From Preprocessing to Evaluation: The Role of External Knowledge in Advancing Language Models and Machine Translation
Machine translation (MT) systems and language models (LMs) have demonstrated impressive performance in recent years, driven by advances in architecture, algorithms, and the scaling of parameters and training data. Despite the ability of these models to internalize extensive knowledge, there are still scenarios where they can benefit from information that was either absent from their training data or too difficult to learn, and to which we refer as external knowledge. This thesis systematically examines the integration of external knowledge at three key stages of the MT and LLM lifecycle: preprocessing, inference, and evaluation.

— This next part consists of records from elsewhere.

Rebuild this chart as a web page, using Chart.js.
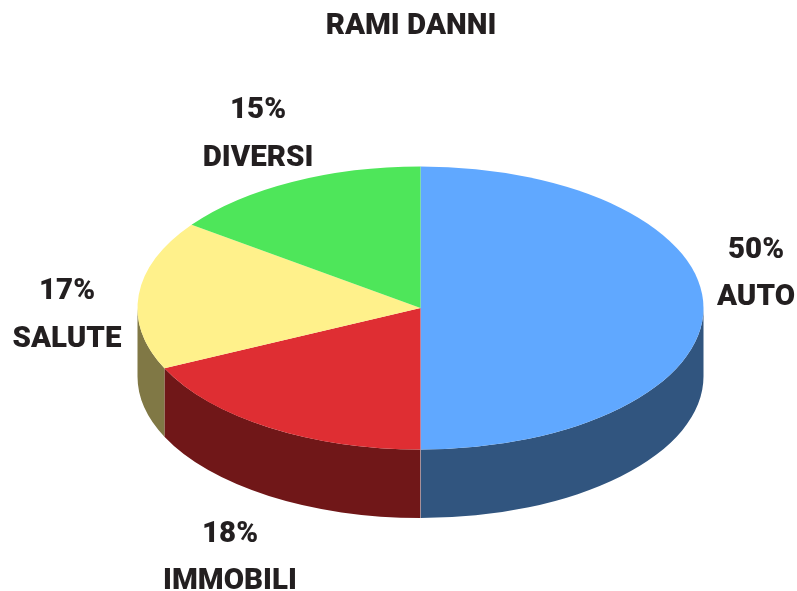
<!DOCTYPE html>
<html>
<head>
<meta charset="utf-8">
<title>Rami danni</title>
<script src="https://cdn.jsdelivr.net/npm/chart.js@4/dist/chart.umd.min.js"></script>
<style>
  html, body { margin: 0; padding: 0; background: #fff; }
  #wrap { width: 797px; height: 591px; }
</style>
</head>
<body>
<div id="wrap"><canvas id="myChart1"></canvas></div>
<script>
//------------------ data ------------------//
const CATEGORIES = ['AUTO', 'IMMOBILI', 'SALUTE', 'DIVERSI']
const PERCENT = [50, 18, 17, 15]
const TOP_COLORS = ['#60a8ff', '#df2e33', '#fff18b', '#4ee65a']
const SIDE_COLORS = ['#31557f', '#701718', '#807845', '#277230']
const TITLE = 'RAMI DANNI'
//------------------------------------------//

// pie tilt and height of the cylinder wall
const TILT = 0.5
const DEPTH = 68.5
const FONT = '900 29.5px Roboto, sans-serif'
const INK = '#231f20'

// label centres: [x of text, y of percent line, y of name line]
const LABEL_POS = [[756, 251, 298], [230, 535, 582], [67, 292, 340], [258, 111, 159]]

/*--------------------------------------------------------------------
squashes the pie into an ellipse and draws the wall under it
--------------------------------------------------------------------*/
const tiltPlugin = {
    id: 'tilt',
    beforeDatasetsDraw(chart) {
        const ctx = chart.ctx
        const arcs = chart.getDatasetMeta(0).data
        const cx = arcs[0].x
        const cy = arcs[0].y
        ctx.save()
        // only the front half of the wall can be seen (canvas angles 0..PI)
        arcs.forEach(function(arc, i) {
            const a0 = Math.max(arc.startAngle, 0)
            const a1 = Math.min(arc.endAngle, Math.PI)
            if (a1 <= a0) return
            const r = arc.outerRadius
            ctx.beginPath()
            ctx.ellipse(arc.x, arc.y, r, r * TILT, 0, a0, a1)
            ctx.ellipse(arc.x, arc.y + DEPTH, r, r * TILT, 0, a1, a0, true)
            ctx.closePath()
            ctx.fillStyle = SIDE_COLORS[i]
            ctx.fill()
        })
        // lighter seam down the front of the wall, under the blue/red edge
        const seamTop = cy + arcs[0].outerRadius * TILT
        ctx.strokeStyle = 'rgba(255,255,255,0.3)'
        ctx.lineWidth = 1
        ctx.beginPath()
        ctx.moveTo(cx, seamTop)
        ctx.lineTo(cx, seamTop + DEPTH)
        ctx.stroke()
        ctx.restore()

        ctx.save()
        ctx.translate(cx, cy)
        ctx.scale(1, TILT)
        ctx.translate(-cx, -cy)
    },
    afterDatasetsDraw(chart) {
        const ctx = chart.ctx
        ctx.restore()

        // title and labels go on top with the normal transform
        ctx.save()
        ctx.font = FONT
        ctx.fillStyle = INK
        ctx.textAlign = 'center'
        ctx.textBaseline = 'middle'
        ctx.fillText(TITLE, 411, 27)
        CATEGORIES.forEach(function(name, i) {
            const p = LABEL_POS[i]
            ctx.fillText(PERCENT[i] + '%', p[0], p[1])
            ctx.fillText(name, p[0], p[2])
        })
        ctx.restore()
    }
}

new Chart(document.getElementById('myChart1'), {
    type: 'pie',
    data: {
        labels: CATEGORIES,
        datasets: [{
            data: PERCENT,
            backgroundColor: TOP_COLORS,
            borderWidth: 0,
            radius: 283
        }]
    },
    options: {
        responsive: true,
        maintainAspectRatio: false,
        animation: false,
        layout: { padding: { left: 44, top: 25 } },
        plugins: {
            legend: { display: false },
            title: { display: false },
            tooltip: { enabled: false }
        }
    },
    plugins: [tiltPlugin]
})
</script>
</body>
</html>
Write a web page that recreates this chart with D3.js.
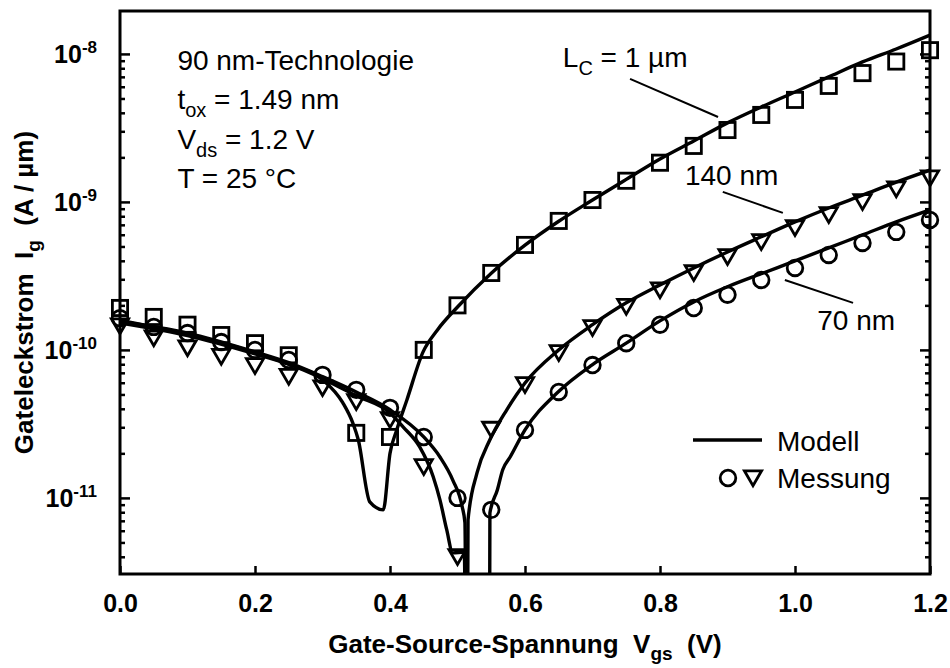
<!DOCTYPE html>
<html>
<head>
<meta charset="utf-8">
<script src="https://cdn.jsdelivr.net/npm/d3@7"></script>
<style>
  html, body { margin: 0; padding: 0; background: #fff; }
  svg { display: block; font-family: "Liberation Sans", Arial, sans-serif; }
  text { white-space: pre; }
</style>
</head>
<body>
<script>
// Gate leakage current vs. gate-source voltage, 90 nm technology
const vgs = [0, 0.05, 0.1, 0.15, 0.2, 0.25, 0.3, 0.35, 0.4, 0.45, 0.5, 0.55, 0.6,
             0.65, 0.7, 0.75, 0.8, 0.85, 0.9, 0.95, 1.0, 1.05, 1.1, 1.15, 1.2];

// measured values (A/µm); null = no point recorded
const meas1um = [1.92e-10, 1.67e-10, 1.48e-10, 1.26e-10, 1.11e-10, 9.2e-11, null, 2.75e-11, 2.58e-11,
                 1.0e-10, 2.0e-10, 3.31e-10, 5.12e-10, 7.44e-10, 1.03e-9, 1.39e-9, 1.84e-9, 2.39e-9,
                 3.06e-9, 3.87e-9, 4.89e-9, 6.08e-9, 7.42e-9, 8.88e-9, 1.06e-8];
const meas140nm = [1.45e-10, 1.2e-10, 1.03e-10, 9.0e-11, 7.8e-11, 6.6e-11, 5.53e-11, 4.45e-11, 3.37e-11,
                   1.62e-11, 4.0e-12, 2.9e-11, 5.8e-11, 9.55e-11, 1.41e-10, 1.96e-10, 2.54e-10, 3.31e-10,
                   4.25e-10, 5.37e-10, 6.67e-10, 8.17e-10, 1.0e-9, 1.22e-9, 1.45e-9];
const meas70nm = [1.64e-10, 1.43e-10, 1.30e-10, 1.13e-10, 1.0e-10, 8.55e-11, 6.78e-11, 5.37e-11, 4.06e-11,
                  2.58e-11, 1.0e-11, 8.3e-12, 2.88e-11, 5.2e-11, 7.9e-11, 1.11e-10, 1.48e-10, 1.92e-10,
                  2.36e-10, 2.97e-10, 3.58e-10, 4.38e-10, 5.28e-10, 6.27e-10, 7.55e-10];

// model curves (|Ig|; near the sign change the current drops far below the axis)
const model1umV = [0, 0.1, 0.2, 0.25, 0.3, 0.33, 0.345, 0.353, 0.37, 0.39, 0.4, 0.41, 0.425, 0.449, 0.47,
                   0.5, 0.55, 0.6, 0.65, 0.7, 0.75, 0.8, 0.85, 0.9, 0.95, 1.0, 1.05, 1.1, 1.15, 1.2];
const model1umI = [1.58e-10, 1.28e-10, 9.6e-11, 8.0e-11, 6.3e-11, 4.4e-11, 3.2e-11, 2.47e-11, 9.4e-12, 8.3e-12,
                   2.0e-11, 2.88e-11, 4.59e-11, 9.7e-11, 1.36e-10, 1.95e-10, 3.3e-10, 5.1e-10, 7.4e-10,
                   1.03e-9, 1.42e-9, 1.95e-9, 2.58e-9, 3.42e-9, 4.38e-9, 5.53e-9, 7.0e-9, 8.83e-9, 1.08e-8, 1.34e-8];
const model140nmV = [0, 0.1, 0.2, 0.25, 0.3, 0.35, 0.4, 0.42, 0.444, 0.464, 0.474, 0.484, 0.493, 0.51, 0.514,
                     0.5156, 0.529, 0.548, 0.573, 0.6, 0.65, 0.7, 0.75, 0.8, 0.85, 0.9, 0.95, 1.0, 1.05, 1.1, 1.15, 1.2];
const model140nmI = [1.52e-10, 1.25e-10, 9.4e-11, 8.0e-11, 6.4e-11, 4.9e-11, 3.75e-11, 3.0e-11, 2.21e-11, 1.39e-11,
                     9.7e-12, 6.1e-12, 4.25e-12, 4.3e-12, 1e-13, 7.1e-12, 1.48e-11, 2.47e-11, 3.94e-11, 5.98e-11,
                     1.0e-10, 1.48e-10, 2.08e-10, 2.75e-10, 3.58e-10, 4.59e-10, 5.81e-10, 7.33e-10, 9.1e-10,
                     1.11e-9, 1.36e-9, 1.64e-9];
const model70nmV = [0, 0.1, 0.2, 0.25, 0.3, 0.35, 0.4, 0.45, 0.474, 0.493, 0.507, 0.511, 0.514, 0.547, 0.548,
                    0.559, 0.567, 0.578, 0.6, 0.649, 0.699, 0.75, 0.8, 0.85, 0.9, 0.95, 1.0, 1.05, 1.1, 1.15, 1.2];
const model70nmI = [1.55e-10, 1.30e-10, 9.7e-11, 8.2e-11, 6.6e-11, 5.2e-11, 3.94e-11, 2.58e-11, 1.89e-11, 1.32e-11,
                    8.7e-12, 6.8e-12, 1e-13, 1e-13, 7.9e-12, 1.13e-11, 1.55e-11, 1.89e-11, 2.88e-11, 5.2e-11,
                    7.9e-11, 1.11e-10, 1.57e-10, 2.11e-10, 2.67e-10, 3.27e-10, 3.99e-10, 4.89e-10, 5.98e-10,
                    7.33e-10, 8.83e-10];

const xTicks = [0, 0.2, 0.4, 0.6, 0.8, 1.0, 1.2];
const yMajorTicks = [1e-11, 1e-10, 1e-9, 1e-8];

// curve labels with leader lines
const curveLabels = [
  { main: "L", sub: "C", rest: " = 1 µm", at: [0.656, 8.17e-9], line: [0.7556, 6.78e-9, 0.886, 3.75e-9] },
  { main: "140 nm", sub: "", rest: "", at: [0.837, 1.30e-9], line: [0.893, 1.17e-9, 0.982, 8.43e-10] },
  { main: "70 nm", sub: "", rest: "", at: [1.033, 1.36e-10], line: [0.985, 2.97e-10, 1.086, 2.08e-10] }
];

const W = 950, H = 668;
const x = d3.scaleLinear().domain([0, 1.2]).range([120, 930]);
const y = d3.scaleLog().domain([3.06e-12, 1.95e-8]).range([574, 11]);
const [x0, x1] = x.range();
const [yb, yt] = y.range();

const svg = d3.select("body").append("svg").attr("width", W).attr("height", H);

svg.append("defs").append("clipPath").attr("id", "plotclip")
  .append("rect").attr("x", x0).attr("y", yt).attr("width", x1 - x0).attr("height", yb - yt);

// minor log ticks (2..9 per decade)
const yMinorTicks = [];
for (const d of [1e-12, 1e-11, 1e-10, 1e-9, 1e-8]) {
  for (let m = 2; m <= 9; m++) {
    const v = m * d;
    if (v > y.domain()[0] && v < y.domain()[1]) yMinorTicks.push(v);
  }
}

function styleAxis(g) {
  g.select(".domain").remove();
  g.selectAll(".tick line").attr("stroke", "#000").attr("stroke-width", 2.5);
}

// left axis
svg.append("g").attr("transform", `translate(${x0},0)`)
  .call(d3.axisLeft(y).tickValues(yMinorTicks).tickSizeInner(-5).tickSizeOuter(0).tickFormat(() => ""))
  .call(styleAxis);
const leftMajor = svg.append("g").attr("transform", `translate(${x0},0)`)
  .call(d3.axisLeft(y).tickValues(yMajorTicks).tickSizeInner(-10).tickSizeOuter(0).tickPadding(23))
  .call(styleAxis);
leftMajor.selectAll(".tick text")
  .attr("font-family", "Liberation Sans, Arial, sans-serif")
  .attr("font-size", 25).attr("font-weight", "bold").attr("fill", "#000")
  .attr("dy", "0.36em")
  .text(null)
  .each(function (d) {
    const t = d3.select(this);
    t.append("tspan").text("10");
    t.append("tspan").attr("dy", -10).attr("font-size", 17).text(String(Math.round(Math.log10(d))));
  });

// right axis (ticks only)
svg.append("g").attr("transform", `translate(${x1},0)`)
  .call(d3.axisRight(y).tickValues(yMinorTicks).tickSizeInner(-5).tickSizeOuter(0).tickFormat(() => ""))
  .call(styleAxis);
svg.append("g").attr("transform", `translate(${x1},0)`)
  .call(d3.axisRight(y).tickValues(yMajorTicks).tickSizeInner(-10).tickSizeOuter(0).tickFormat(() => ""))
  .call(styleAxis);

// bottom axis
const bottom = svg.append("g").attr("transform", `translate(0,${yb})`)
  .call(d3.axisBottom(x).tickValues(xTicks).tickSizeInner(-8).tickSizeOuter(0).tickPadding(20)
        .tickFormat(d3.format(".1f")))
  .call(styleAxis);
bottom.selectAll(".tick text")
  .attr("font-family", "Liberation Sans, Arial, sans-serif")
  .attr("font-size", 25).attr("font-weight", "bold").attr("fill", "#000");

// frame
svg.append("rect").attr("x", x0).attr("y", yt).attr("width", x1 - x0).attr("height", yb - yt)
  .attr("fill", "none").attr("stroke", "#000").attr("stroke-width", 3);

// model lines
const line = d3.line().x(d => x(d[0])).y(d => y(d[1])).curve(d3.curveMonotoneX);
const models = [
  d3.zip(model1umV, model1umI),
  d3.zip(model140nmV, model140nmI),
  d3.zip(model70nmV, model70nmI)
];
svg.append("g").attr("clip-path", "url(#plotclip)")
  .selectAll("path").data(models).join("path")
  .attr("d", line).attr("fill", "none").attr("stroke", "#000")
  .attr("stroke-width", 3.4).attr("stroke-linejoin", "round");

// measurement markers
const pts = vals => d3.zip(vgs, vals).filter(d => d[1] != null);
const mk = svg.append("g").attr("fill", "none").attr("stroke", "#000").attr("stroke-width", 2.8);
const tri = "M-8.6,-7.2L8.6,-7.2L0,7.6Z";
mk.selectAll("rect.sq").data(pts(meas1um)).join("rect").attr("class", "sq")
  .attr("x", d => x(d[0]) - 7.6).attr("y", d => y(d[1]) - 7.6).attr("width", 15.2).attr("height", 15.2);
mk.selectAll("path.tri").data(pts(meas140nm)).join("path").attr("class", "tri")
  .attr("d", tri).attr("transform", d => `translate(${x(d[0])},${y(d[1])})`);
mk.selectAll("circle").data(pts(meas70nm)).join("circle")
  .attr("cx", d => x(d[0])).attr("cy", d => y(d[1])).attr("r", 7.8);

// curve labels
const lab = svg.append("g");
curveLabels.forEach(c => {
  lab.append("line")
    .attr("x1", x(c.line[0])).attr("y1", y(c.line[1]))
    .attr("x2", x(c.line[2])).attr("y2", y(c.line[3]))
    .attr("stroke", "#000").attr("stroke-width", 2);
  const t = lab.append("text").attr("x", x(c.at[0])).attr("y", y(c.at[1]))
    .attr("font-size", 28).attr("fill", "#000");
  t.append("tspan").text(c.main);
  if (c.sub) {
    t.append("tspan").attr("dy", 8).attr("font-size", 20).text(c.sub);
    t.append("tspan").attr("dy", -8).text(c.rest);
  }
});

// technology parameters
const info = svg.append("g").attr("font-size", 28).attr("fill", "#000");
const ix = x(0.085);
const infoRows = [
  ["90 nm-Technologie", "", ""],
  ["t", "ox", " = 1.49 nm"],
  ["V", "ds", " = 1.2 V"],
  ["T = 25 °C", "", ""]
];
infoRows.forEach((r, i) => {
  const t = info.append("text").attr("x", ix).attr("y", yt + 59 + i * 39.3);
  t.append("tspan").text(r[0]);
  if (r[1]) {
    t.append("tspan").attr("dy", 8).attr("font-size", 20).text(r[1]);
    t.append("tspan").attr("dy", -8).text(r[2]);
  }
});

// legend
const lg = svg.append("g");
lg.append("line").attr("x1", 693).attr("x2", 762).attr("y1", 440).attr("y2", 440)
  .attr("stroke", "#000").attr("stroke-width", 3.6);
lg.append("text").attr("x", 777).attr("y", 451).attr("font-size", 28).text("Modell");
lg.append("circle").attr("cx", 728).attr("cy", 478).attr("r", 7.8)
  .attr("fill", "none").attr("stroke", "#000").attr("stroke-width", 2.8);
lg.append("path").attr("d", tri).attr("transform", "translate(753,478)")
  .attr("fill", "none").attr("stroke", "#000").attr("stroke-width", 2.8);
lg.append("text").attr("x", 777).attr("y", 488).attr("font-size", 28).text("Messung");

// axis titles
const xt = svg.append("text").attr("x", (x0 + x1) / 2).attr("y", 653)
  .attr("text-anchor", "middle").attr("font-size", 26).attr("font-weight", "bold");
xt.append("tspan").text("Gate-Source-Spannung  V");
xt.append("tspan").attr("dy", 7).attr("font-size", 19).text("gs");
xt.append("tspan").attr("dy", -7).text("  (V)");

const yTitle = svg.append("text")
  .attr("transform", `translate(33,${(yt + yb) / 2}) rotate(-90)`)
  .attr("text-anchor", "middle").attr("font-size", 26).attr("font-weight", "bold");
yTitle.append("tspan").text("Gateleckstrom  I");
yTitle.append("tspan").attr("dy", 7).attr("font-size", 19).text("g");
yTitle.append("tspan").attr("dy", -7).text("  (A / µm)");
</script>
</body>
</html>
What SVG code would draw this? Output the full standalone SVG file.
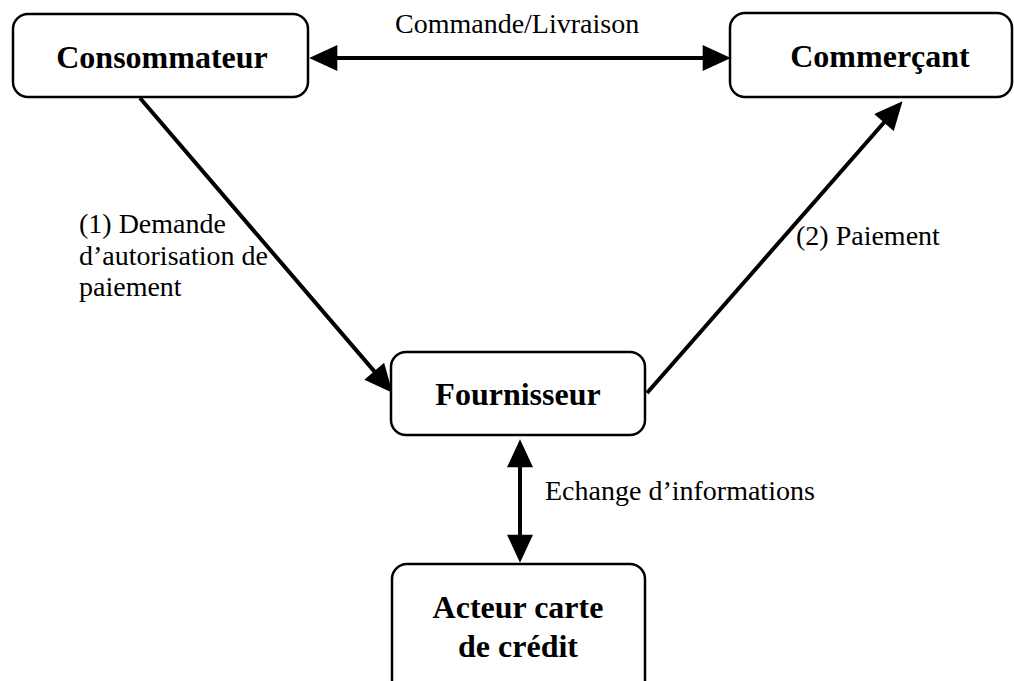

Part I investigates the use of external knowledge during the preprocessing phase, focusing on tokenization in multilingual systems. Existing methods rely on shared scripts to map tokens with identical surface forms to the same representation, creating anchors across languages. We propose an alternative approach that identifies cross-lingual anchors using lexica derived from monolingual data. These lexica capture semantic relationships between tokens, eliminating the need for shared scripts or surface forms. This approach significantly enhances the transfer of monolingual LMs to new languages, improving both efficiency and performance. Furthermore, it performs on par with, and in some cases surpasses, traditional approaches in MT.
In Part II we explore the integration of external knowledge during inference. Fine-tuning large-scale LMs and MT models is often computationally prohibitive or restricted due to access limitations. To address this, we propose methods to incorporate task-specific knowledge directly at inference time. The first approach introduces a small LM that is trained to refine the predictions of a large LM (LLM), without requiring access to its weights. This plug-and-play module incorporates external knowledge from previously unseen training data, enhancing the performance of LLMs in various text generation tasks, including MT. The second approach uses quality estimation (QE) metrics, that reflect human preferences, to synthesize improved translations for LLMs and MT models. By merging spans from multiple candidate translations based on QE scores, this method consistently improves translation quality, outperforming reranking algorithms across diverse models and language pairs.
Part III focuses on the last stage of a model's lifecycle: evaluation. Current neural-based metrics assess translation quality at the sentence level, ignoring the broader document-level context that is available to human evaluators. To address this gap, we extend state-of-the-art neural-based MT metrics by incorporating document-level context as external knowledge. This enhancement allows MT metrics to identify context-related errors, leading to stronger correlation with human judgments.
Overall, this thesis presents a systematic exploration of integrating external knowledge at different stages of a model's lifecycle: preprocessing, inference, and evaluation. We demonstrate how these knowledge sources can effectively complement the internal knowledge of large-scale LMs and MT systems and enhance their performance in MT and other text generation tasks.